At the time of his death, he had been retired for a year from Camino Coin in Burlingame, Calif., and was active in charity work and in the political arena as chairman of the Ludwig von Mises Institute, a libertarian think tank, and a supporter of political causes, notably Rep. Ron Paul’s failed presidential campaign.

Blumert was born in Brooklyn, N.Y., on Feb. 11, 1929, attended New York University and NYU law school, and enlisted in the U.S. Air Force during the Korean War. A blog on LewRockwell.com bearing Blumert’s signature says that “Blumert, wearing Air Force Blue, almost won $16,000 on a popular TV Quiz Show.”

Paul, a member of Congress, reflected on Blumert’s passing in an April 2 talk to the House of Representatives: “After I stepped down from Congress in 1984, I partnered with Burt in the coin business, a partnership which lasted until I returned to Congress in 1996.”

Paul reflected that, “Our partnership was based on nothing more than our words. As anyone who ever dealt with Burt could testify, that was all that was needed, because Burt’s word was truly his bond. I am unaware of anyone who dealt with Burt who questioned his integrity or his commitment to his customers.”
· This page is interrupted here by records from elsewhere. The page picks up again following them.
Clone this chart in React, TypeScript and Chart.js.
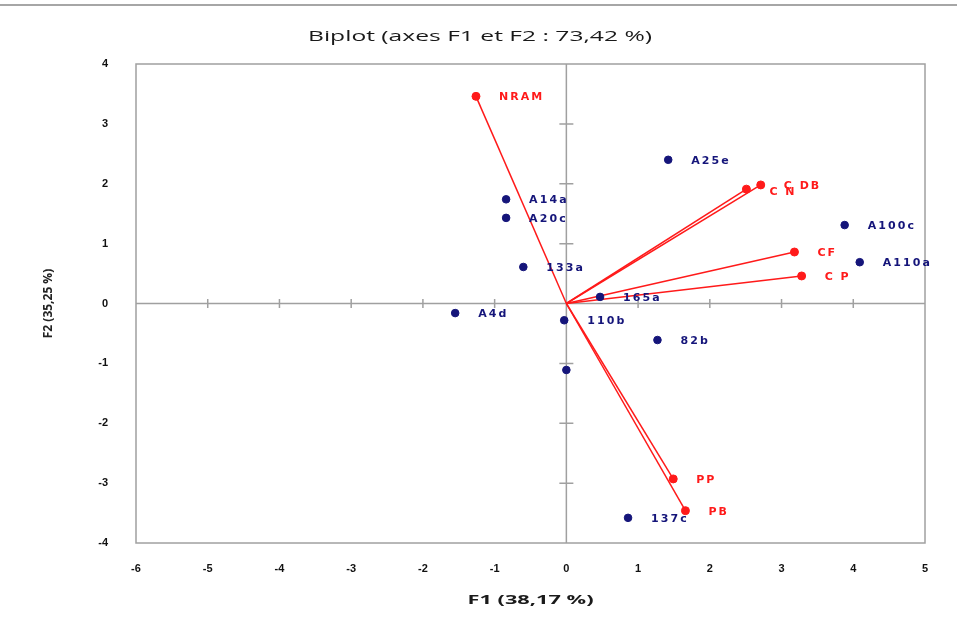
import React, { useEffect, useRef } from "react";
import { Chart, registerables } from "chart.js";

Chart.register(...registerables);

const chartTitle = "Biplot (axes F1 et F2 : 73,42 %)";
const xAxisTitle = "F1 (38,17 %)";
const yAxisTitle = "F2 (35,25 %)";

// observations (navy)
const obsLabels = ["A25e", "A14a", "A20c", "A100c", "A110a", "133a", "165a", "A4d", "110b", "82b", "", "137c"];
const obsF1 = [1.42, -0.84, -0.84, 3.88, 4.09, -0.6, 0.47, -1.55, -0.03, 1.27, 0.0, 0.86];
const obsF2 = [2.4, 1.74, 1.43, 1.31, 0.69, 0.61, 0.11, -0.16, -0.28, -0.61, -1.11, -3.58];

// variables (red vectors)
const varLabels = ["NRAM", "C DB", "C N", "CF", "C P", "PP", "PB"];
const varF1 = [-1.26, 2.71, 2.51, 3.18, 3.28, 1.49, 1.66];
const varF2 = [3.46, 1.98, 1.91, 0.86, 0.46, -2.93, -3.46];

const xMin = -6;
const xMax = 5;
const yMin = -4;
const yMax = 4;

const NAVY = "#15157a";
const RED = "#ff1a1a";
const AXIS = "#a0a0a0";

function stretchedText(ctx: CanvasRenderingContext2D, text: string, cx: number, cy: number, font: string, targetWidth: number) {
  ctx.save();
  ctx.font = font;
  ctx.textAlign = "center";
  ctx.textBaseline = "middle";
  const w = ctx.measureText(text).width;
  const sx = targetWidth / w;
  ctx.translate(cx, cy);
  ctx.scale(sx, 1);
  ctx.fillText(text, 0, 0);
  ctx.restore();
}

export default function App() {
  const ref = useRef<HTMLCanvasElement | null>(null);

  useEffect(() => {
    if (!ref.current) return;

    const frameAndAxes = {
      id: "frameAndAxes",
      beforeDatasetsDraw(chart: any) {
        const { ctx, chartArea } = chart;
        const xs = chart.scales.x;
        const ys = chart.scales.y;
        ctx.save();
        ctx.strokeStyle = AXIS;
        ctx.lineWidth = 1.5;
        ctx.strokeRect(chartArea.left, chartArea.top, chartArea.right - chartArea.left, chartArea.bottom - chartArea.top);
        const x0 = xs.getPixelForValue(0);
        const y0 = ys.getPixelForValue(0);
        ctx.beginPath();
        ctx.moveTo(x0, chartArea.top);
        ctx.lineTo(x0, chartArea.bottom);
        ctx.moveTo(chartArea.left, y0);
        ctx.lineTo(chartArea.right, y0);
        for (let v = xMin + 1; v < xMax; v++) {
          if (v === 0) continue;
          const px = xs.getPixelForValue(v);
          ctx.moveTo(px, y0 - 4.5);
          ctx.lineTo(px, y0 + 4.5);
        }
        for (let v = yMin + 1; v < yMax; v++) {
          if (v === 0) continue;
          const py = ys.getPixelForValue(v);
          ctx.moveTo(x0 - 7, py);
          ctx.lineTo(x0 + 7, py);
        }
        ctx.stroke();
        ctx.restore();
      },
    };

    const textPlugin = {
      id: "textPlugin",
      afterDraw(chart: any) {
        const { ctx, chartArea } = chart;
        const cx = (chartArea.left + chartArea.right) / 2;
        ctx.fillStyle = "#1a1a1a";
        stretchedText(ctx, chartTitle, 480, 37, "15px 'Open Sans'", 344);
        stretchedText(ctx, xAxisTitle, cx, 601, "bold 12px 'Open Sans'", 126);
      },
      afterDatasetsDraw(chart: any) {
        const { ctx } = chart;
        ctx.save();
        ctx.font = "bold 11px 'DejaVu Sans'";
        (ctx as any).letterSpacing = "2.1px";
        ctx.textBaseline = "middle";
        ctx.textAlign = "left";
        const obsMeta = chart.getDatasetMeta(0);
        ctx.fillStyle = NAVY;
        obsMeta.data.forEach((el: any, i: number) => {
          if (obsLabels[i]) ctx.fillText(obsLabels[i], el.x + 23, el.y + 1);
        });
        const varMeta = chart.getDatasetMeta(1);
        ctx.fillStyle = RED;
        (ctx as any).letterSpacing = "2px";
        varMeta.data.forEach((el: any, i: number) => {
          const lab = varLabels[i];
          const dy = lab === "C N" ? 3 : 1;
          ctx.fillText(lab, el.x + 23, el.y + dy);
        });
        ctx.restore();
      },
    };

    const vectorSets = varLabels.map((lab, i) => ({
      type: "line" as const,
      label: lab,
      data: [
        { x: 0, y: 0 },
        { x: varF1[i], y: varF2[i] },
      ],
      borderColor: RED,
      borderWidth: 1.5,
      pointRadius: 0,
      showLine: true,
      fill: false,
      tension: 0,
      order: 3,
    }));

    const chart = new Chart(ref.current, {
      type: "scatter",
      data: {
        datasets: [
          {
            label: "Observations",
            data: obsF1.map((x, i) => ({ x, y: obsF2[i] })),
            backgroundColor: NAVY,
            borderColor: NAVY,
            pointRadius: 3.8,
            pointStyle: "circle",
            order: 1,
          },
          {
            label: "Variables",
            data: varF1.map((x, i) => ({ x, y: varF2[i] })),
            backgroundColor: RED,
            borderColor: RED,
            pointRadius: 4,
            order: 2,
          },
          ...vectorSets,
        ] as any,
      },
      options: {
        responsive: false,
        animation: false,
        devicePixelRatio: 1,
        layout: { padding: { left: 0, right: 32, top: 64, bottom: 0 } },
        plugins: {
          legend: { display: false },
          tooltip: { enabled: false },
          title: { display: false },
        },
        scales: {
          x: {
            type: "linear",
            min: xMin,
            max: xMax,
            grid: { display: false, drawTicks: false },
            border: { display: false },
            ticks: {
              stepSize: 1,
              color: "#111",
              padding: 19,
              font: { family: "'Liberation Sans'", size: 11, weight: "bold" },
            },
            afterFit(scale: any) {
              scale.height = 88;
            },
          },
          y: {
            type: "linear",
            min: yMin,
            max: yMax,
            grid: { display: false, drawTicks: false },
            border: { display: false },
            ticks: {
              stepSize: 1,
              color: "#111",
              padding: 28,
              font: { family: "'Liberation Sans'", size: 11, weight: "bold" },
            },
            title: {
              display: true,
              text: yAxisTitle,
              color: "#222",
              font: { family: "'Open Sans'", size: 12, weight: "bold" },
              padding: { top: 41, bottom: 4 },
            },
            afterFit(scale: any) {
              scale.width = 136;
            },
          },
        },
      } as any,
      plugins: [frameAndAxes, textPlugin],
    });

    return () => chart.destroy();
  }, []);

  return (
    <div style={{ position: "absolute", left: 0, top: 0, width: 957, height: 631, background: "#fff" }}>
      <div style={{ position: "absolute", left: 0, top: 4, width: 957, height: 2, background: "#a6a6a6" }} />
      <canvas ref={ref} width={957} height={631} style={{ display: "block", width: 957, height: 631 }} />
    </div>
  );
}
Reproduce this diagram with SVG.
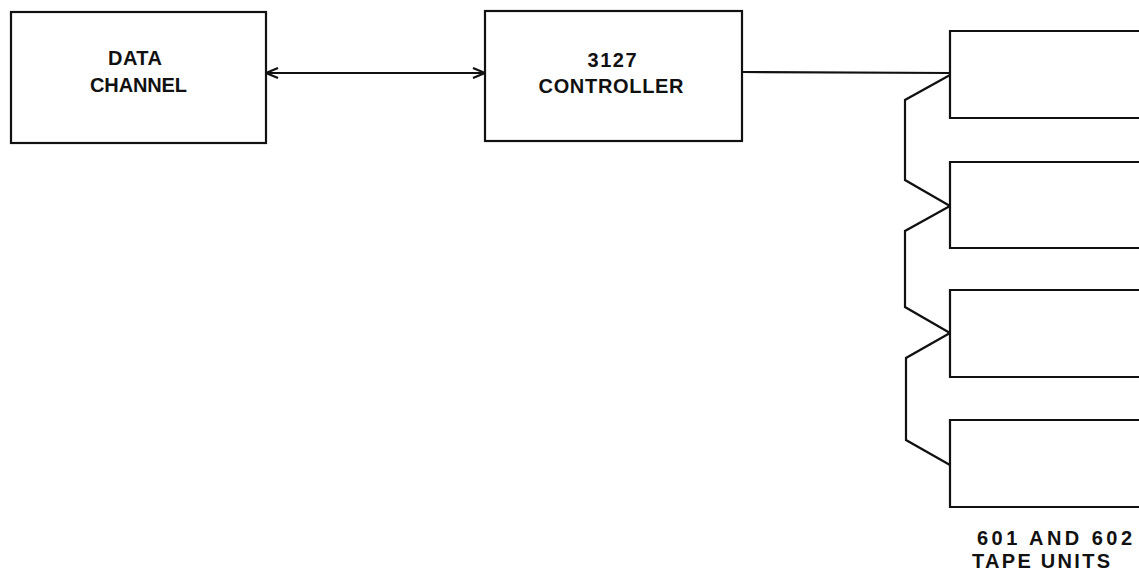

From 1959 until 2008, Blumert ran Camino Coin, and had an active presence in the precious metal business, and in building up coin dealers from a loose connection of colleagues into one linked by Teletype. He later sold that end of his business to Xerox corporation.

Gary North, the hard money advocate, knew Blumert from the mid-1960s when North was a graduate student developing his own monetary theories. He recalls, “Burt and I hit it off from the beginning. That was true of everyone who knew Burt, as far as I ever knew. He was truly gregarious. He was not a high-pressure salesman. He always had a new joke to tell. They were clean jokes. They weren’t great jokes, but they were in endless supply.”

A high complement from North: “He knew more about the day-to-day coin markets than anyone I ever met. He had no grandiose theory of why metals prices went down or up on any given day or month. But he believed that the Federal Reserve would eventually resort to inflation to keep the system going. He was amazed at the longevity of the fiat money system.”

In a Feb. 28, 2009, interview published in the San Francisco Chronicle, Blumert talked about his lifelong passion for gold and gold coinage: “If you buy an ounce of gold, you’re saying no (to the system). If you buy a share of Microsoft, you’re a patriot – you’re participating, you’re part of it.”

“That was the prevailing view” for most of his tenure in the gold and coin business, Blumert says. “And it still is, although to a lesser extent.”

In 1981, he brought to Indianapolis a gathering of national coin leaders and formed the National Association of Coin & Precious Metals Dealers, predating ICTA by several years. As NAC+PMD executive director, he orchestrated an attack on Treasury Regulation 6045 and testified before the Senate Finance Committee on Dec. 4, 1981.

In later years, he bought a pied a terre in New York City at 9 E. 64th Street, a four-story townhouse next to the Wildenstein Gallery. He had a salon of interesting people who talked hard money, gold, coins and philosophy.

As part of a Dec. 28, 2008, valedictory address, Blumert lambasted an object: “2008 has been that sort of year: economic crash, wars, threats of wars, mad dollar printing, police state tactics, bailouts of the power elite, growth of the malignant D.C., not to speak of all the blabbing criminal politicians,” he said.

During his 80 years, he made a difference.